**WHAT YOU SHOULD DO**
Transcribe the listing in full, excluding any pictures.

**GIVEN INFORMATION**
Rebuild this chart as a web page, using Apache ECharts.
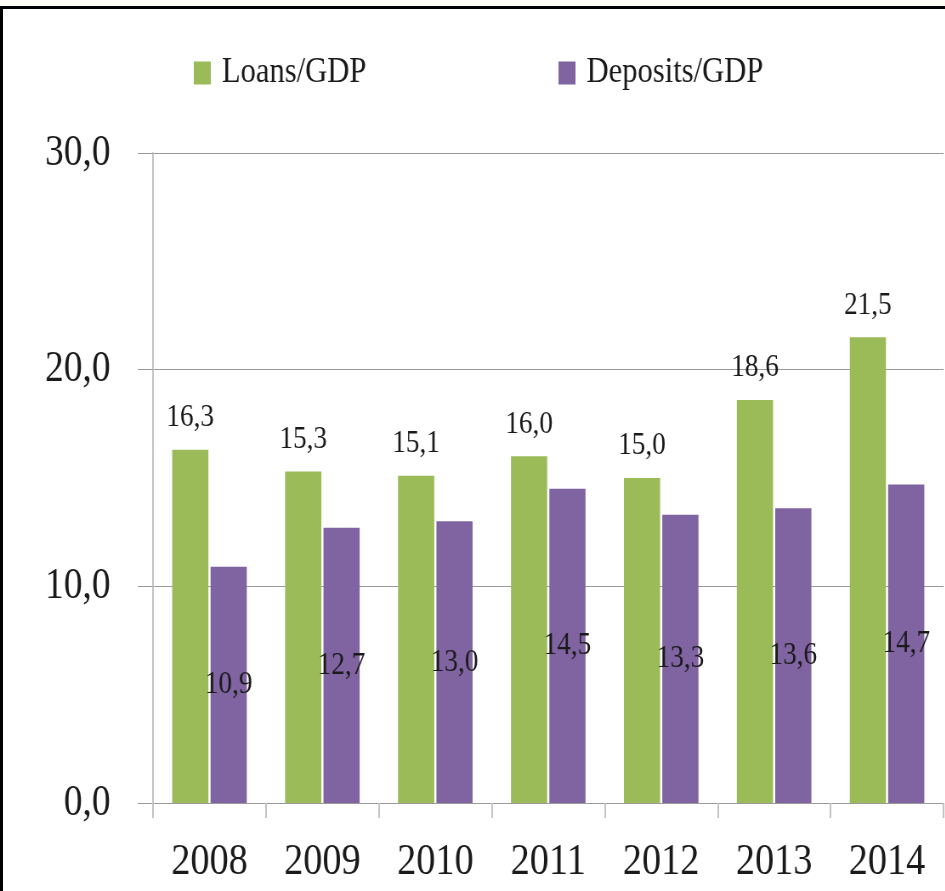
<!DOCTYPE html>
<html>
<head>
<meta charset="utf-8">
<script src="https://cdn.jsdelivr.net/npm/echarts@6/dist/echarts.min.js"></script>
<style>
  html, body { margin: 0; padding: 0; background: #fdfcf7; overflow: hidden; }
  #frame {
    position: absolute; left: 0; top: 6px; width: 945px; height: 885px;
    background: #fff; border-top: 3px solid #000; border-left: 3px solid #000;
    box-sizing: border-box; overflow: hidden;
  }
  /* chart is laid out wider and condensed horizontally, giving the narrow serif look */
  #chart {
    position: absolute; left: -3px; top: -9px; width: 1112px; height: 891px;
    transform: scaleX(0.85); transform-origin: 0 0;
  }
</style>
</head>
<body>
<div id="frame"><div id="chart"></div></div>
<script>
const years = ['2008', '2009', '2010', '2011', '2012', '2013', '2014'];
const loansToGdp = [16.3, 15.3, 15.1, 16.0, 15.0, 18.6, 21.5];
const depositsToGdp = [10.9, 12.7, 13.0, 14.5, 13.3, 13.6, 14.7];
const yTicks = [0, 10, 20, 30];

const FONT = 'Liberation Serif';
const fmt = v => Number(v).toFixed(1).replace('.', ',');

const chart = echarts.init(document.getElementById('chart'), null, { renderer: 'canvas' });
chart.setOption({
  animation: false,
  backgroundColor: '#fff',
  textStyle: { fontFamily: FONT, color: '#1a1a1a' },
  legend: {
    left: 223,
    top: 50,
    itemWidth: 20,
    itemHeight: 23,
    itemGap: 226,
    icon: 'rect',
    textStyle: { fontFamily: FONT, fontSize: 36, color: '#1a1a1a', padding: [0, 0, 0, 8] },
    data: ['Loans/GDP', 'Deposits/GDP']
  },
  grid: { left: 180, right: 2, top: 153, bottom: 88, containLabel: false },
  xAxis: {
    type: 'category',
    data: years,
    boundaryGap: true,
    axisLine: { show: true, lineStyle: { color: '#9a9a9a', width: 1 } },
    axisTick: { show: true, length: 15, lineStyle: { color: '#c4c4c4', width: 2 } },
    axisLabel: { fontFamily: FONT, fontSize: 45, color: '#1a1a1a', margin: 37 }
  },
  yAxis: {
    type: 'value',
    min: yTicks[0],
    max: yTicks[yTicks.length - 1],
    interval: 10,
    axisLine: { show: true, lineStyle: { color: '#c4c4c4', width: 2 } },
    axisTick: { show: true, length: 18, lineStyle: { color: '#9a9a9a', width: 1 } },
    splitLine: { show: true, lineStyle: { color: '#9a9a9a', width: 1 } },
    axisLabel: { fontFamily: FONT, fontSize: 44, color: '#1a1a1a', margin: 50, formatter: fmt }
  },
  series: [
    {
      name: 'Loans/GDP',
      type: 'bar',
      data: loansToGdp,
      barGap: '6%',
      barCategoryGap: '34%',
      itemStyle: { color: '#9bbb59' },
      label: {
        show: true, position: 'top', distance: 16,
        fontFamily: FONT, fontSize: 32, color: '#1a1a1a',
        formatter: p => fmt(p.value)
      }
    },
    {
      name: 'Deposits/GDP',
      type: 'bar',
      data: depositsToGdp,
      barGap: '6%',
      barCategoryGap: '34%',
      itemStyle: { color: '#8064a2' },
      label: {
        show: true, position: 'inside',
        fontFamily: FONT, fontSize: 32, color: '#1a1a1a',
        formatter: p => fmt(p.value)
      }
    }
  ]
});
</script>
</body>
</html>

**RESPONSE TO THIS TASK**
Rebuild this chart as a web page, using Apache ECharts.
<!DOCTYPE html>
<html>
<head>
<meta charset="utf-8">
<script src="https://cdn.jsdelivr.net/npm/echarts@6/dist/echarts.min.js"></script>
<style>
  html, body { margin: 0; padding: 0; background: #fdfcf7; overflow: hidden; }
  #frame {
    position: absolute; left: 0; top: 6px; width: 945px; height: 885px;
    background: #fff; border-top: 3px solid #000; border-left: 3px solid #000;
    box-sizing: border-box; overflow: hidden;
  }
  /* chart is laid out wider and condensed horizontally, giving the narrow serif look */
  #chart {
    position: absolute; left: -3px; top: -9px; width: 1112px; height: 891px;
    transform: scaleX(0.85); transform-origin: 0 0;
  }
</style>
</head>
<body>
<div id="frame"><div id="chart"></div></div>
<script>
const years = ['2008', '2009', '2010', '2011', '2012', '2013', '2014'];
const loansToGdp = [16.3, 15.3, 15.1, 16.0, 15.0, 18.6, 21.5];
const depositsToGdp = [10.9, 12.7, 13.0, 14.5, 13.3, 13.6, 14.7];
const yTicks = [0, 10, 20, 30];

const FONT = 'Liberation Serif';
const fmt = v => Number(v).toFixed(1).replace('.', ',');

const chart = echarts.init(document.getElementById('chart'), null, { renderer: 'canvas' });
chart.setOption({
  animation: false,
  backgroundColor: '#fff',
  textStyle: { fontFamily: FONT, color: '#1a1a1a' },
  legend: {
    left: 223,
    top: 50,
    itemWidth: 20,
    itemHeight: 23,
    itemGap: 226,
    icon: 'rect',
    textStyle: { fontFamily: FONT, fontSize: 36, color: '#1a1a1a', padding: [0, 0, 0, 8] },
    data: ['Loans/GDP', 'Deposits/GDP']
  },
  grid: { left: 180, right: 2, top: 153, bottom: 88, containLabel: false },
  xAxis: {
    type: 'category',
    data: years,
    boundaryGap: true,
    axisLine: { show: true, lineStyle: { color: '#9a9a9a', width: 1 } },
    axisTick: { show: true, length: 15, lineStyle: { color: '#c4c4c4', width: 2 } },
    axisLabel: { fontFamily: FONT, fontSize: 45, color: '#1a1a1a', margin: 37 }
  },
  yAxis: {
    type: 'value',
    min: yTicks[0],
    max: yTicks[yTicks.length - 1],
    interval: 10,
    axisLine: { show: true, lineStyle: { color: '#c4c4c4', width: 2 } },
    axisTick: { show: true, length: 18, lineStyle: { color: '#9a9a9a', width: 1 } },
    splitLine: { show: true, lineStyle: { color: '#9a9a9a', width: 1 } },
    axisLabel: { fontFamily: FONT, fontSize: 44, color: '#1a1a1a', margin: 50, formatter: fmt }
  },
  series: [
    {
      name: 'Loans/GDP',
      type: 'bar',
      data: loansToGdp,
      barGap: '6%',
      barCategoryGap: '34%',
      itemStyle: { color: '#9bbb59' },
      label: {
        show: true, position: 'top', distance: 16,
        fontFamily: FONT, fontSize: 32, color: '#1a1a1a',
        formatter: p => fmt(p.value)
      }
    },
    {
      name: 'Deposits/GDP',
      type: 'bar',
      data: depositsToGdp,
      barGap: '6%',
      barCategoryGap: '34%',
      itemStyle: { color: '#8064a2' },
      label: {
        show: true, position: 'inside',
        fontFamily: FONT, fontSize: 32, color: '#1a1a1a',
        formatter: p => fmt(p.value)
      }
    }
  ]
});
</script>
</body>
</html>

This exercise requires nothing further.